:: SUPPLIED INFORMATION ::
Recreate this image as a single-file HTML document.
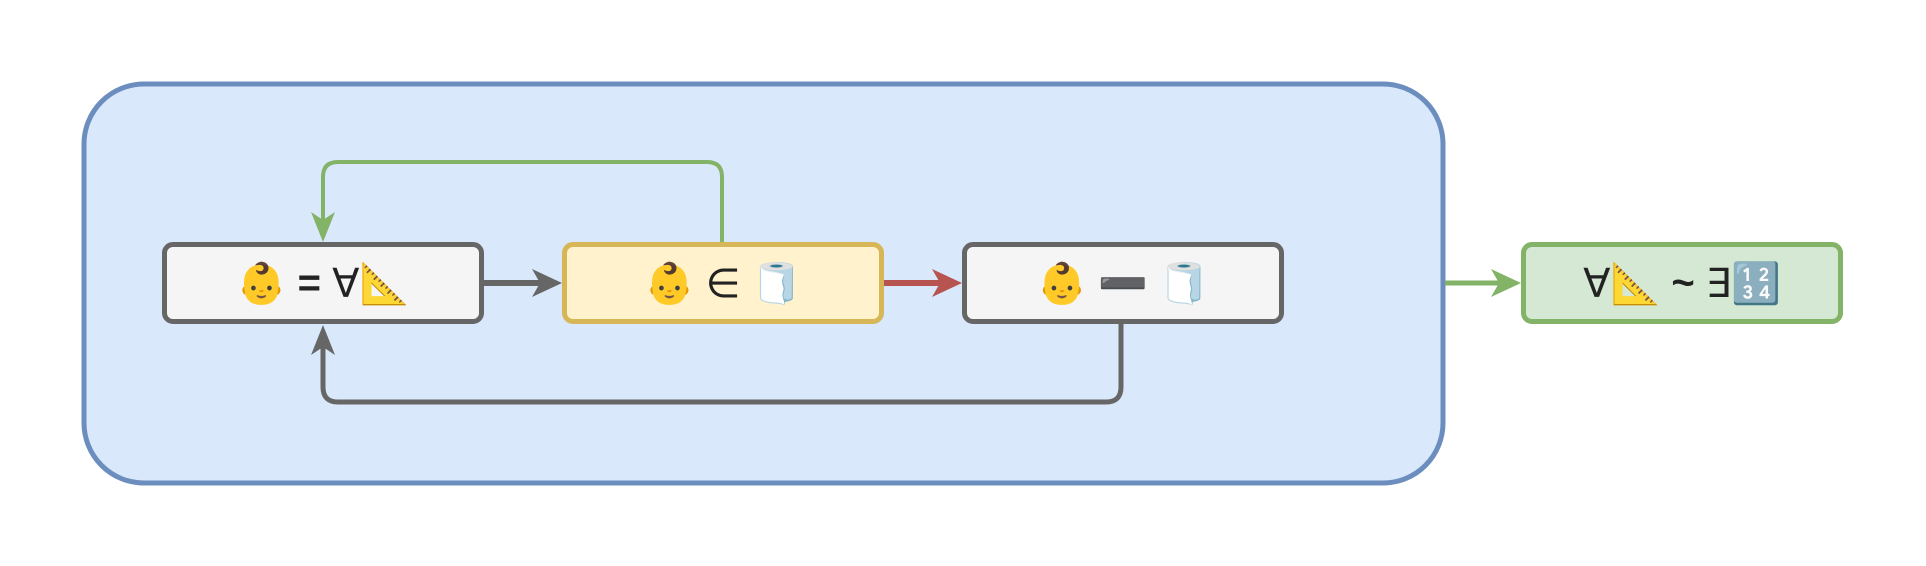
<!DOCTYPE html>
<html><head><meta charset="utf-8"><style>
body{margin:0;width:1926px;height:566px;background:#fff;overflow:hidden;position:relative;font-family:"Liberation Sans","DejaVu Sans",sans-serif}
.n{position:absolute;box-sizing:border-box;border:5.5px solid #666;border-radius:11px;background:#f5f5f5;display:flex;align-items:center;justify-content:center;font-size:40px;color:#222;top:242px;height:82px;width:322px}
svg{position:absolute;left:0;top:0}
</style></head><body>
<svg width="1926" height="566">
<rect x="84" y="84" width="1359" height="399" rx="60" fill="#dae8fc" stroke="#6c8ebf" stroke-width="5"/>
<path d="M722 242 V177 Q722 162 707 162 H338 Q323 162 323 177 V225" fill="none" stroke="#82b366" stroke-width="4"/>
<polygon points="323,242 311,212 323,220 335,212" fill="#82b366"/>
<path d="M1121 324 V387 Q1121 402 1106 402 H338 Q323 402 323 387 V342" fill="none" stroke="#666" stroke-width="5"/>
<polygon points="323,325 311,355 323,347 335,355" fill="#666"/>
<line x1="483" y1="283" x2="545" y2="283" stroke="#666" stroke-width="6"/>
<polygon points="562,283 532,269 540,283 532,297" fill="#666"/>
<line x1="883" y1="283" x2="945" y2="283" stroke="#b85450" stroke-width="6"/>
<polygon points="962,283 932,269 940,283 932,297" fill="#b85450"/>
<line x1="1445" y1="283" x2="1504" y2="283" stroke="#82b366" stroke-width="5"/>
<polygon points="1521,283 1491,269 1499,283 1491,297" fill="#82b366"/>
</svg>
<div class="n" style="left:162px">👶 <b>&nbsp;=&nbsp;</b>∀📐</div>
<div class="n" style="left:562px;background:#fff2cc;border-color:#d6b656">👶&nbsp;∈&nbsp;🧻</div>
<div class="n" style="left:962px">👶&nbsp;➖&nbsp;🧻</div>
<div class="n" style="left:1521px;background:#d5e8d4;border-color:#82b366">∀📐&nbsp;<b>~</b>&nbsp;∃🔢</div>
</body></html>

:: THE REQUEST ::
Send back the data above word for word, with the pictures left out.

:: CORRECT ANSWER ::
Recreate this image as a single-file HTML document.
<!DOCTYPE html>
<html><head><meta charset="utf-8"><style>
body{margin:0;width:1926px;height:566px;background:#fff;overflow:hidden;position:relative;font-family:"Liberation Sans","DejaVu Sans",sans-serif}
.n{position:absolute;box-sizing:border-box;border:5.5px solid #666;border-radius:11px;background:#f5f5f5;display:flex;align-items:center;justify-content:center;font-size:40px;color:#222;top:242px;height:82px;width:322px}
svg{position:absolute;left:0;top:0}
</style></head><body>
<svg width="1926" height="566">
<rect x="84" y="84" width="1359" height="399" rx="60" fill="#dae8fc" stroke="#6c8ebf" stroke-width="5"/>
<path d="M722 242 V177 Q722 162 707 162 H338 Q323 162 323 177 V225" fill="none" stroke="#82b366" stroke-width="4"/>
<polygon points="323,242 311,212 323,220 335,212" fill="#82b366"/>
<path d="M1121 324 V387 Q1121 402 1106 402 H338 Q323 402 323 387 V342" fill="none" stroke="#666" stroke-width="5"/>
<polygon points="323,325 311,355 323,347 335,355" fill="#666"/>
<line x1="483" y1="283" x2="545" y2="283" stroke="#666" stroke-width="6"/>
<polygon points="562,283 532,269 540,283 532,297" fill="#666"/>
<line x1="883" y1="283" x2="945" y2="283" stroke="#b85450" stroke-width="6"/>
<polygon points="962,283 932,269 940,283 932,297" fill="#b85450"/>
<line x1="1445" y1="283" x2="1504" y2="283" stroke="#82b366" stroke-width="5"/>
<polygon points="1521,283 1491,269 1499,283 1491,297" fill="#82b366"/>
</svg>
<div class="n" style="left:162px">👶 <b>&nbsp;=&nbsp;</b>∀📐</div>
<div class="n" style="left:562px;background:#fff2cc;border-color:#d6b656">👶&nbsp;∈&nbsp;🧻</div>
<div class="n" style="left:962px">👶&nbsp;➖&nbsp;🧻</div>
<div class="n" style="left:1521px;background:#d5e8d4;border-color:#82b366">∀📐&nbsp;<b>~</b>&nbsp;∃🔢</div>
</body></html>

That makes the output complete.